(Crónica publicada no P2 do Público, no dia 23 de Fevereiro de 2010. Amanhã, como todas as terças-feiras, há mais)
Camões, que foi poeta, talvez não o imaginasse quando escreveu sobre aqueles que, por “obras valerosas, se vão da lei da morte libertando”, mas, por ter morrido com 36 anos, no apogeu da fama e da beleza, Marilyn Monroe, a loira e icónica actriz norte-americana, escapou a tudo: ao esquecimento, à implacável sentença do envelhecimento, à ditadura do lugar-comum e ao nome com o qual nasceu, Norma Jean Baker (ou Dogherty, quando casou com um marinheiro). Quase cinco décadas depois de ter morrido, não há ano em que não apareçam fotografias inéditas de Marilyn – e sempre Marilyn surge esplendorosa, mesmo quando a tristeza assoma no seu olhar. Viveu pouco tempo, mas imortalizou-se pela imagem.
Só este mês foram revelados dois novos lotes de fotografias de Marilyn e, se se percebe perfeitamente que tenha sido tão abundantemente fotografada, custa um pouco entender como foi possível que alguém o tenha feito e, depois, se tivesse esquecido disso e deixado os retratos a ganhar mofo dentro de uma caixa, como sucedeu a Len Steckler, o autor dos mais recentes inéditos. As imagens agora à venda mostram Marilyn de óculos fumados, nove meses antes de morrer, magra e sorrindo muito enquanto conversa com o poeta Carl Sandburg, em Dezembro de 1961, num apartamento nova-iorquino. A actriz, conta o fotógrafo, chegou três horas atrasada ao encontro porque estivera no cabeleireiro a tratar de embranquecer o cabelo, para combinar com o do poeta, então com 83 anos.
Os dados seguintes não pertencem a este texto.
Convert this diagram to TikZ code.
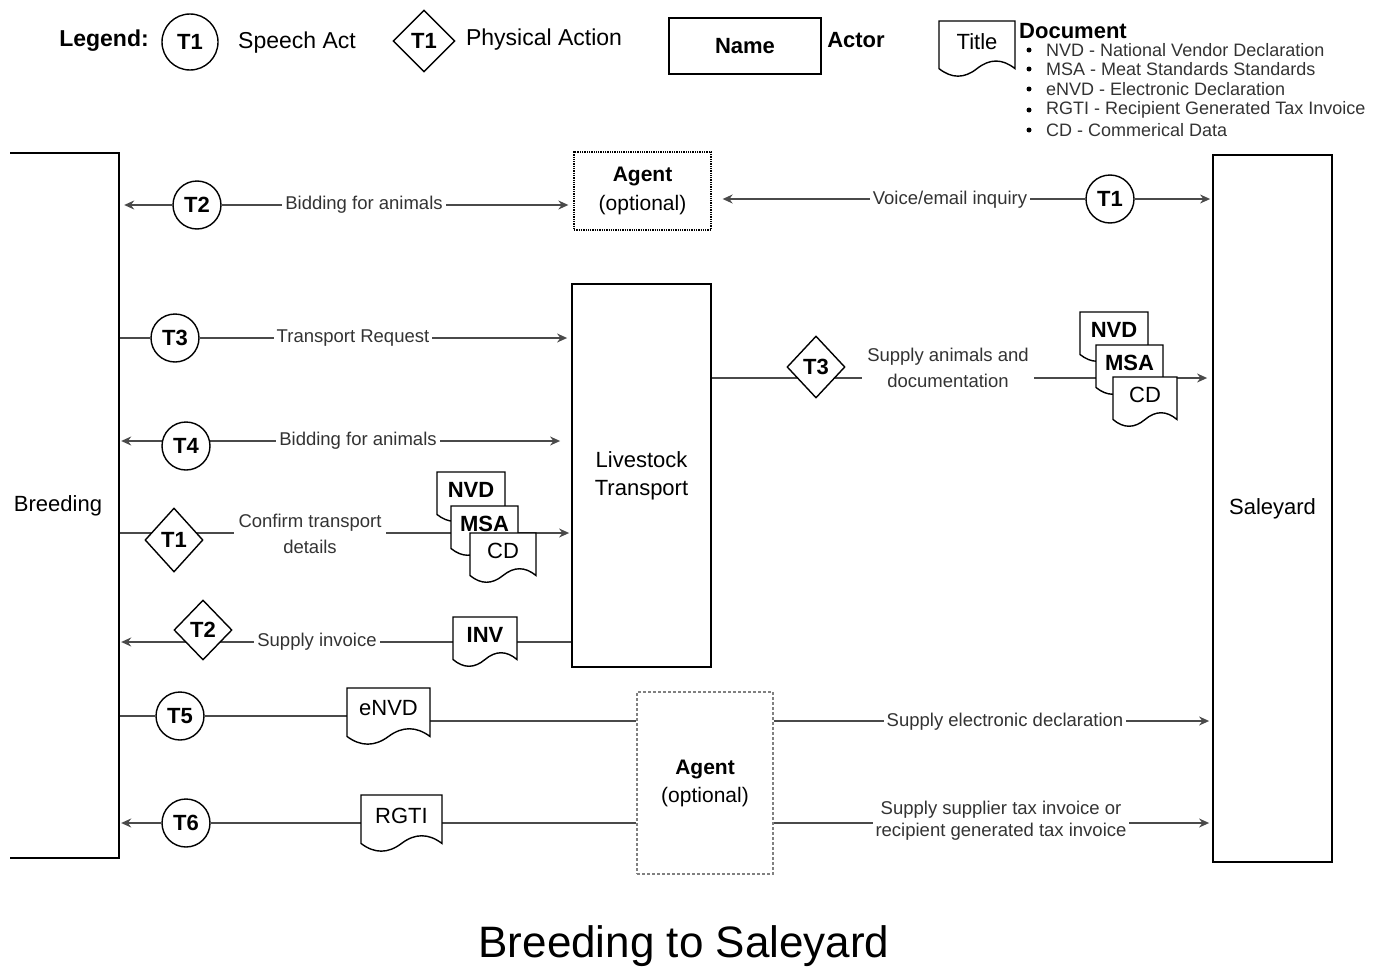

Também este mês, a revista Life revelou um conjunto de imagens inéditas de Marilyn, da autoria de Loomis Dean, mostrando-a na cerimónia dos prémios Henrietta, em 1952, usando um vestido estonteantemente decotado, e, no mês passado, fruto dos trabalhos de digitalização do seu arquivo fotográfico, a publicação encontrou uma longa sequência de retratos da actriz captados pelo fotógrafo Ed Clark no Griffith Park de Los Angeles, em Agosto de 1950. Ela usa, aí, uns pequenos calções claros e uma camisa (que tira para aparecer com um biquíni estampado). Em algumas imagens, a actriz lê aquilo que parece ser um argumento. Numa entrevista de 1999, porém, Clark disse que Marilyn lia poesia durante aquela sessão no Griffith Park (a poesia outra vez, sim).
É um elemento curioso: a despeito da imagem de superficialidade e do sorriso excessivo (e algo tonto) que era a sua imagem de marca, imortalizada em milhares de imagens, Marilyn foi inúmeras vezes fotografada enquanto lia, inclusivamente em posições menos ortodoxas. A fotografia foi capaz de congelar a estrela de cinema e a mulher incrivelmente bela que foi, dando corpo ao mito, mas é também graças à fotografia que podemos, hoje, vê-la a ler Leaves of Grass, de Walt Whitman, ou Ulisses, de James Joyce, livros infantis, jornais e argumentos de cinema. A avaliar pelos retratos, Marilyn Monroe - que foi casada, entre outros, com o dramaturgo Arthur Miller - lia mais do que o humano comum e não é improvável que lesse mais do que alguns escritores. Morreu, depois, em circunstâncias misteriosas. Como num romance.